Conduct in many of his dealings with the children involved in the project “was contrary to [their] clinical interests”, putting them through painful and unnecessary tests. Disturbingly, Wakefield arranged that blood was taken from some children involved in the research at his own son’s birthday party, and he gave each child five pounds “as a reward at the end of the party”.
There have been suggestions that Wakefield may face serious charges regarding his fitness to practice. The GMC Panel “concluded that [its] findings, which include those of dishonesty and misleading conduct, would not be insufficient to support a finding of serious professional misconduct.”
True to form, the anti-vaccination movement has come out in defence of Wakefield, describing him as a martyr to the cause, and Wakefield has been quoted as saying he had “no regrets” over his work. One correspondent on a forum described the GMC panel as “evil judges from the garden of Stalin”.
Anti-vaccination proponents ignore the extremely serious irregularities in the way he achieved his results, preferring to concentrate on their belief that those results support their case. That those same findings are also likely to be wrong – Wakefield only studied 12 children while other subsequent studies have looked at many thousands of subjects and have not replicated and have indeed challenge his findings – seems to go unnoticed by the anti-vaxers.

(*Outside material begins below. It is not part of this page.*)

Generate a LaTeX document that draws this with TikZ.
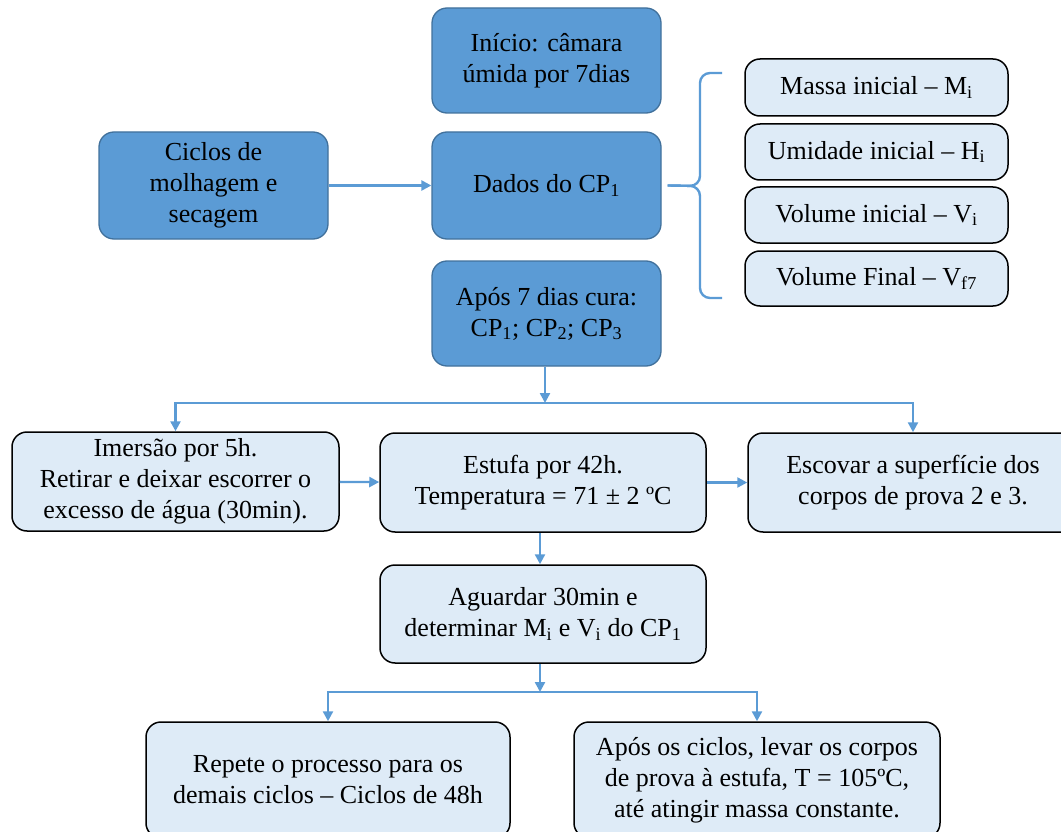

But acknowledgement of facts that contradict their views has never been a strength of that movement.”
Update, Feb 3
The New York Times is carrying this story, saying that The Lancet has retracted the original Wakefield study that linked the measles, mumps and rubella vaccine to autism and bowel disease. The retraction comes a day after a competing medical journal, BMJ, issued an embargoed commentary calling for The Lancet to formally retract the study. The commentary was to have been published on Wednesday.
Update, Feb 5
This blog by The Age’s Nick Miller is worth a read.
And here is Wakefield’s response.
And Gary Schwitzer’s lessons for the media.
Sadly in my experience scratching some of the home birth advocates reveals anti vax, “positive thinking” and alt medicine believers.
Hop back into the Tardis Doctor Whom and head back to the time you came from, maybe around the Spanish inquisition???
I’m pretty sure “positive thinking” is not a crime in this time space continuum.
Yes interesting. Purely anecdotally (which can never be relied on I know!) the health of women and babies who maximise their health through homebirth is considerably higher than those who join the surgery merry-go-round, cut, drugged out with babies who often don’t breastfeed and then become an impost on the health system. Wonder what kind of thinking that is? Oh it’s not thinking, that’s right it’s blind faith in Dr knows best and makes a packet on the way.